Leveraging Large-Scale Pretrained Spatial-Spectral Priors for General Zero-Shot Pansharpening
Yongchuan Cui, Peng Liu, Yi Zeng
TL;DR
This work tackles cross-domain generalization in remote-sensing pansharpening by proposing large-scale simulated pretraining to learn robust spatial-spectral priors. It constructs diverse MS/MSPAN pairs from ImageNet and SkyScript using stochastic degradation and augmentation, enabling zero-shot and one-shot adaptation across multiple satellite sensors. Across CNN, Transformer, and Mamba architectures, pretraining—especially on SkyScript—followed by full-tuning yields strong cross-domain performance, validating the benefit of simulated priors for fusion tasks.
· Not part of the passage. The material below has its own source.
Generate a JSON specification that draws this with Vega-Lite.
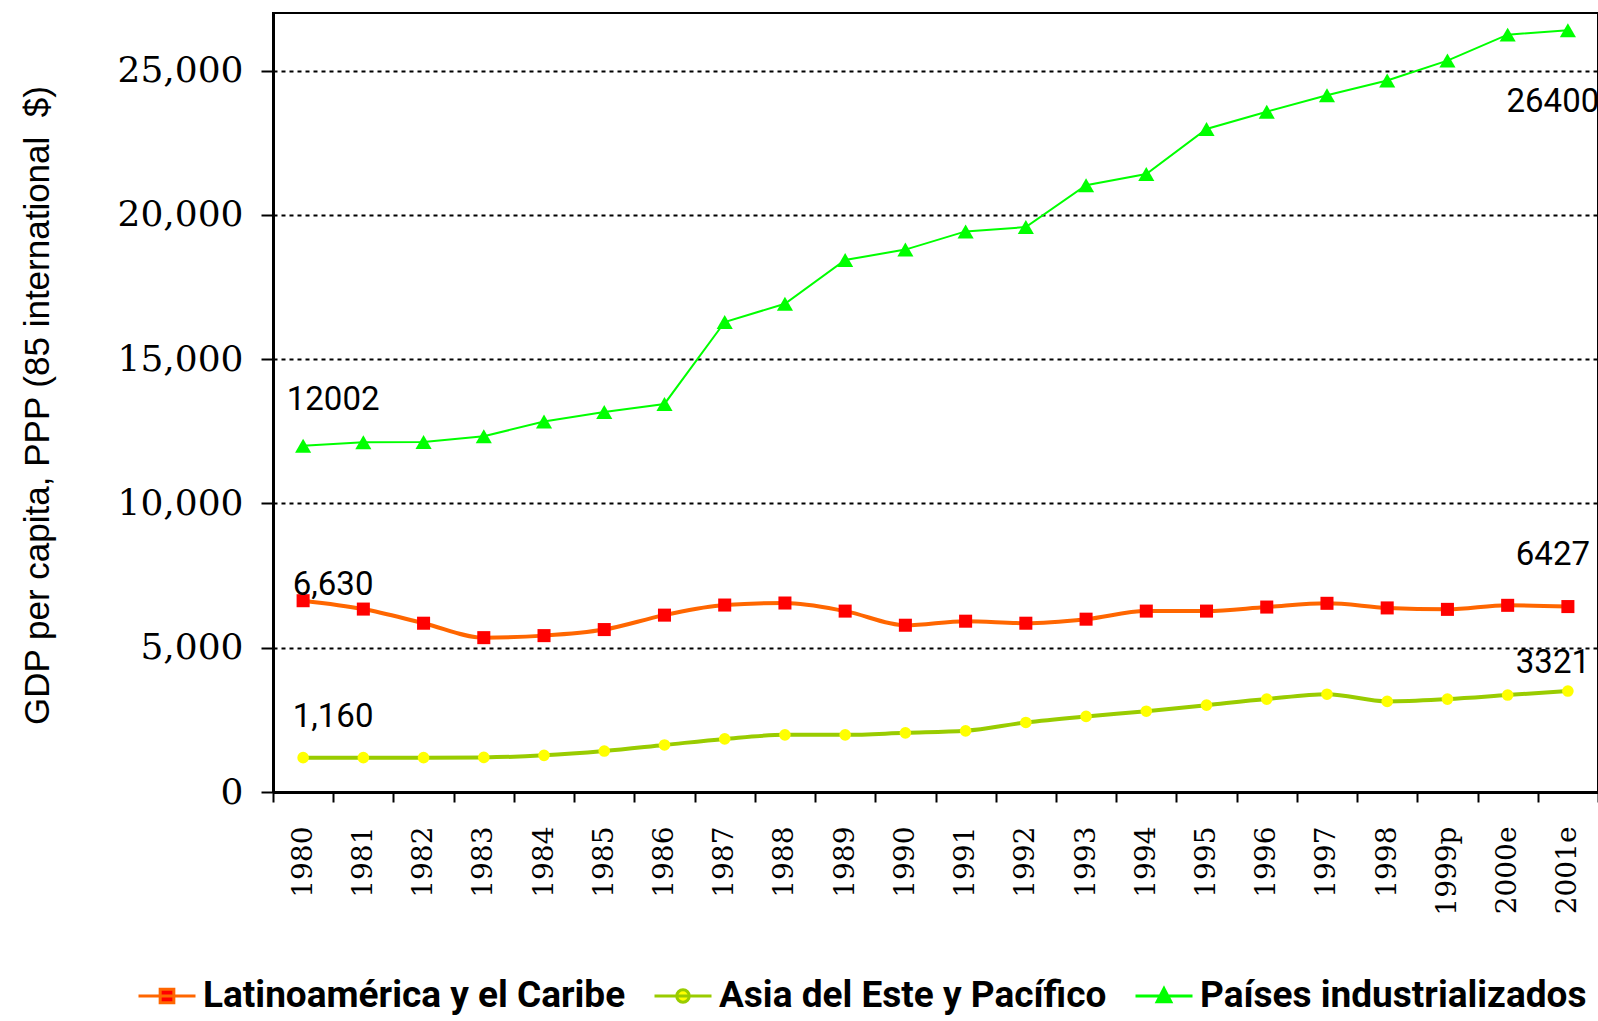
{
  "$schema": "https://vega.github.io/schema/vega-lite/v6.json",
  "width": 1325,
  "height": 779,
  "autosize": {"type": "none"},
  "padding": {"left": 273, "top": 13, "right": 0, "bottom": 229},
  "background": "white",
  "config": {
    "view": {"stroke": "black", "strokeWidth": 2},
    "axis": {"labelColor": "black", "tickColor": "black", "domainColor": "black"}
  },
  "datasets": {
    "series": [
      {"year": "1980", "series": "Latinoamérica y el Caribe", "value": 6630},
      {"year": "1981", "series": "Latinoamérica y el Caribe", "value": 6340},
      {"year": "1982", "series": "Latinoamérica y el Caribe", "value": 5850},
      {"year": "1983", "series": "Latinoamérica y el Caribe", "value": 5350},
      {"year": "1984", "series": "Latinoamérica y el Caribe", "value": 5420},
      {"year": "1985", "series": "Latinoamérica y el Caribe", "value": 5630},
      {"year": "1986", "series": "Latinoamérica y el Caribe", "value": 6130},
      {"year": "1987", "series": "Latinoamérica y el Caribe", "value": 6480},
      {"year": "1988", "series": "Latinoamérica y el Caribe", "value": 6550},
      {"year": "1989", "series": "Latinoamérica y el Caribe", "value": 6270},
      {"year": "1990", "series": "Latinoamérica y el Caribe", "value": 5780},
      {"year": "1991", "series": "Latinoamérica y el Caribe", "value": 5920},
      {"year": "1992", "series": "Latinoamérica y el Caribe", "value": 5850},
      {"year": "1993", "series": "Latinoamérica y el Caribe", "value": 5990},
      {"year": "1994", "series": "Latinoamérica y el Caribe", "value": 6270},
      {"year": "1995", "series": "Latinoamérica y el Caribe", "value": 6270},
      {"year": "1996", "series": "Latinoamérica y el Caribe", "value": 6410},
      {"year": "1997", "series": "Latinoamérica y el Caribe", "value": 6540},
      {"year": "1998", "series": "Latinoamérica y el Caribe", "value": 6380},
      {"year": "1999p", "series": "Latinoamérica y el Caribe", "value": 6330},
      {"year": "2000e", "series": "Latinoamérica y el Caribe", "value": 6470},
      {"year": "2001e", "series": "Latinoamérica y el Caribe", "value": 6427},
      {"year": "1980", "series": "Asia del Este y Pacífico", "value": 1190},
      {"year": "1981", "series": "Asia del Este y Pacífico", "value": 1190},
      {"year": "1982", "series": "Asia del Este y Pacífico", "value": 1190},
      {"year": "1983", "series": "Asia del Este y Pacífico", "value": 1200},
      {"year": "1984", "series": "Asia del Este y Pacífico", "value": 1270},
      {"year": "1985", "series": "Asia del Este y Pacífico", "value": 1420},
      {"year": "1986", "series": "Asia del Este y Pacífico", "value": 1630},
      {"year": "1987", "series": "Asia del Este y Pacífico", "value": 1840},
      {"year": "1988", "series": "Asia del Este y Pacífico", "value": 1980},
      {"year": "1989", "series": "Asia del Este y Pacífico", "value": 1980},
      {"year": "1990", "series": "Asia del Este y Pacífico", "value": 2050},
      {"year": "1991", "series": "Asia del Este y Pacífico", "value": 2120},
      {"year": "1992", "series": "Asia del Este y Pacífico", "value": 2410},
      {"year": "1993", "series": "Asia del Este y Pacífico", "value": 2620},
      {"year": "1994", "series": "Asia del Este y Pacífico", "value": 2800},
      {"year": "1995", "series": "Asia del Este y Pacífico", "value": 3010},
      {"year": "1996", "series": "Asia del Este y Pacífico", "value": 3220},
      {"year": "1997", "series": "Asia del Este y Pacífico", "value": 3390},
      {"year": "1998", "series": "Asia del Este y Pacífico", "value": 3140},
      {"year": "1999p", "series": "Asia del Este y Pacífico", "value": 3220},
      {"year": "2000e", "series": "Asia del Este y Pacífico", "value": 3360},
      {"year": "2001e", "series": "Asia del Este y Pacífico", "value": 3500},
      {"year": "1980", "series": "Países industrializados", "value": 12002},
      {"year": "1981", "series": "Países industrializados", "value": 12120},
      {"year": "1982", "series": "Países industrializados", "value": 12130},
      {"year": "1983", "series": "Países industrializados", "value": 12330},
      {"year": "1984", "series": "Países industrializados", "value": 12840},
      {"year": "1985", "series": "Países industrializados", "value": 13170},
      {"year": "1986", "series": "Países industrializados", "value": 13450},
      {"year": "1987", "series": "Países industrializados", "value": 16290},
      {"year": "1988", "series": "Países industrializados", "value": 16920},
      {"year": "1989", "series": "Países industrializados", "value": 18440},
      {"year": "1990", "series": "Países industrializados", "value": 18800},
      {"year": "1991", "series": "Países industrializados", "value": 19430},
      {"year": "1992", "series": "Países industrializados", "value": 19580},
      {"year": "1993", "series": "Países industrializados", "value": 21030},
      {"year": "1994", "series": "Países industrializados", "value": 21420},
      {"year": "1995", "series": "Países industrializados", "value": 22980},
      {"year": "1996", "series": "Países industrializados", "value": 23580},
      {"year": "1997", "series": "Países industrializados", "value": 24150},
      {"year": "1998", "series": "Países industrializados", "value": 24660},
      {"year": "1999p", "series": "Países industrializados", "value": 25350},
      {"year": "2000e", "series": "Países industrializados", "value": 26250},
      {"year": "2001e", "series": "Países industrializados", "value": 26400}
    ],
    "notes": [
      {"year": "1980", "side": "left", "value": 13590, "label": "12002"},
      {"year": "1980", "side": "left", "value": 7180, "label": "6,630"},
      {"year": "1980", "side": "left", "value": 2600, "label": "1,160"},
      {"year": "2001e", "side": "right", "value": 23930, "label": "26400"},
      {"year": "2001e", "side": "right", "value": 8220, "label": "6427"},
      {"year": "2001e", "side": "right", "value": 4470, "label": "3321"}
    ]
  },
  "encoding": {
    "x": {
      "field": "year", "type": "ordinal",
      "scale": {"domain": ["1980","1981","1982","1983","1984","1985","1986","1987","1988","1989","1990","1991","1992","1993","1994","1995","1996","1997","1998","1999p","2000e","2001e"], "paddingInner": 0, "paddingOuter": 0},
      "axis": {
        "title": null, "labelAngle": 270, "labelFont": "DejaVu Serif", "labelFontSize": 28,
        "labelPadding": 24, "tickBand": "extent", "tickSize": 10, "tickWidth": 2,
        "domainWidth": 3, "grid": false, "labelOverlap": false
      }
    },
    "y": {
      "field": "value", "type": "quantitative",
      "scale": {"domain": [0, 27000], "nice": false, "zero": true},
      "axis": {
        "title": "GDP per capita, PPP (85 international\u00a0 $)",
        "titleFont": "Liberation Sans", "titleFontSize": 35, "titleFontWeight": "normal", "titleColor": "black",
        "titleAngle": 270, "titleX": -236, "titleY": 392, "titleAlign": "center", "titleBaseline": "middle",
        "values": [0, 5000, 10000, 15000, 20000, 25000], "format": ",.0f",
        "labelFont": "DejaVu Serif", "labelFontSize": 36, "labelPadding": 18,
        "tickSize": 12, "tickWidth": 2, "domainWidth": 3,
        "grid": true, "gridColor": "black", "gridDash": [4, 4], "gridWidth": 2
      }
    }
  },
  "layer": [
    {
      "data": {"name": "series"},
      "transform": [{"filter": "datum.series !== 'Países industrializados'"}],
      "mark": {"type": "line", "strokeWidth": 4, "interpolate": "monotone"},
      "encoding": {
        "stroke": {
          "field": "series", "type": "nominal",
          "scale": {"domain": ["Latinoamérica y el Caribe", "Asia del Este y Pacífico", "Países industrializados"], "range": ["#FF6600", "#99CC00", "#00FF00"]},
          "legend": {
            "orient": "none", "legendX": -136, "legendY": 953, "direction": "horizontal", "title": null,
            "labelFont": "Roboto", "labelFontWeight": "bold", "labelFontSize": 37, "labelColor": "black",
            "labelLimit": 900, "symbolSize": 3249, "symbolStrokeWidth": 3, "columnPadding": 22, "labelOffset": 6,
            "symbolType": "M-1,0H1M0,-0.26L0.24,0.2H-0.24Z",
            "encode": {"symbols": {"update": {
              "shape": {"signal": "datum.value === 'Latinoamérica y el Caribe' ? 'M-1,0H1M-0.24,-0.24H0.24V0.24H-0.24Z' : datum.value === 'Asia del Este y Pacífico' ? 'M-1,0H1M0.22,0A0.22,0.22,0,1,1,-0.22,0A0.22,0.22,0,1,1,0.22,0Z' : 'M-1,0H1M0,-0.26L0.24,0.2H-0.24Z'"},
              "size": {"value": 3249},
              "strokeWidth": {"value": 3},
              "fill": {"signal": "datum.value === 'Latinoamérica y el Caribe' ? '#FF0000' : datum.value === 'Asia del Este y Pacífico' ? '#FFFF00' : '#00FF00'"},
              "stroke": {"signal": "datum.value === 'Latinoamérica y el Caribe' ? '#FF6600' : datum.value === 'Asia del Este y Pacífico' ? '#99CC00' : '#00FF00'"},
              "opacity": {"value": 1}
            }}}
          }
        }
      }
    },
    {
      "data": {"name": "series"},
      "transform": [{"filter": "datum.series === 'Países industrializados'"}],
      "mark": {"type": "line", "strokeWidth": 2},
      "encoding": {
        "stroke": {
          "field": "series", "type": "nominal",
          "scale": {"domain": ["Latinoamérica y el Caribe", "Asia del Este y Pacífico", "Países industrializados"], "range": ["#FF6600", "#99CC00", "#00FF00"]},
          "legend": {
            "orient": "none", "legendX": -136, "legendY": 953, "direction": "horizontal", "title": null,
            "labelFont": "Roboto", "labelFontWeight": "bold", "labelFontSize": 37, "labelColor": "black",
            "labelLimit": 900, "symbolSize": 3249, "symbolStrokeWidth": 3, "columnPadding": 22, "labelOffset": 6,
            "symbolType": "M-1,0H1M0,-0.26L0.24,0.2H-0.24Z",
            "encode": {"symbols": {"update": {
              "shape": {"signal": "datum.value === 'Latinoamérica y el Caribe' ? 'M-1,0H1M-0.24,-0.24H0.24V0.24H-0.24Z' : datum.value === 'Asia del Este y Pacífico' ? 'M-1,0H1M0.22,0A0.22,0.22,0,1,1,-0.22,0A0.22,0.22,0,1,1,0.22,0Z' : 'M-1,0H1M0,-0.26L0.24,0.2H-0.24Z'"},
              "size": {"value": 3249},
              "strokeWidth": {"value": 3},
              "fill": {"signal": "datum.value === 'Latinoamérica y el Caribe' ? '#FF0000' : datum.value === 'Asia del Este y Pacífico' ? '#FFFF00' : '#00FF00'"},
              "stroke": {"signal": "datum.value === 'Latinoamérica y el Caribe' ? '#FF6600' : datum.value === 'Asia del Este y Pacífico' ? '#99CC00' : '#00FF00'"},
              "opacity": {"value": 1}
            }}}
          }
        }
      }
    },
    {
      "data": {"name": "series"},
      "transform": [{"filter": "datum.series === 'Latinoamérica y el Caribe'"}],
      "mark": {"type": "point", "filled": true, "opacity": 1, "shape": "square", "fill": "#FF0000", "size": 170, "strokeWidth": 0}
    },
    {
      "data": {"name": "series"},
      "transform": [{"filter": "datum.series === 'Asia del Este y Pacífico'"}],
      "mark": {"type": "point", "filled": true, "opacity": 1, "shape": "circle", "fill": "#FFFF00", "size": 135, "strokeWidth": 0}
    },
    {
      "data": {"name": "series"},
      "transform": [{"filter": "datum.series === 'Países industrializados'"}],
      "mark": {"type": "point", "filled": true, "opacity": 1, "shape": "triangle-up", "fill": "#00FF00", "size": 260, "strokeWidth": 0}
    },
    {
      "data": {"name": "notes"},
      "transform": [{"filter": "datum.side === 'left'"}],
      "mark": {"type": "text", "font": "Roboto", "fontSize": 33, "color": "black", "align": "center", "baseline": "middle", "dx": 30},
      "encoding": {"text": {"field": "label"}}
    },
    {
      "data": {"name": "notes"},
      "transform": [{"filter": "datum.side === 'right'"}],
      "mark": {"type": "text", "font": "Roboto", "fontSize": 33, "color": "black", "align": "center", "baseline": "middle", "dx": -15},
      "encoding": {"text": {"field": "label"}}
    }
  ]
}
The approach offers a practical pathway toward foundation-model-like generalization in pansharpening and establishes benchmarks for cross-sensor fusion under limited real data, with potential extensions to broader remote-sensing tasks and hyperspectral data.
Abstract
Existing deep learning methods for remote sensing image fusion often suffer from poor generalization when applied to unseen datasets due to the limited availability of real training data and the domain gap between different satellite sensors. To address this challenge, we explore the potential of foundation models by proposing a novel pretraining strategy that leverages large-scale simulated datasets to learn robust spatial-spectral priors. Specifically, our approach first constructs diverse simulated datasets by applying various degradation operations (blur, noise, downsampling) and augmentations (bands generation, channel shuffling, high-pass filtering, color jittering, etc.) to natural images from ImageNet and remote sensing images from SkyScript. We then pretrain fusion models on these simulated data to learn generalizable spatial-spectral representations. The pretrained models are subsequently evaluated on six datasets (WorldView-2/3/4, IKONOS, QuickBird, GaoFen-2) using zero-shot and one-shot paradigms, with both full- and freeze-tuning approaches for fine-tuning. Extensive experiments on different network architectures including convolutional neural networks, Transformer, and Mamba demonstrate that our pretraining strategy significantly improves generalization performance across different satellite sensors and imaging conditions for various fusion models. The pretrained models achieve superior results in zero-shot scenarios and show remarkable adaptation capability with minimal real data in one-shot settings. Our work provides a practical solution for cross-domain pansharpening, establishes a new benchmark for generalization in remote sensing image fusion tasks, and paves the way for leveraging foundation models through advanced training strategies.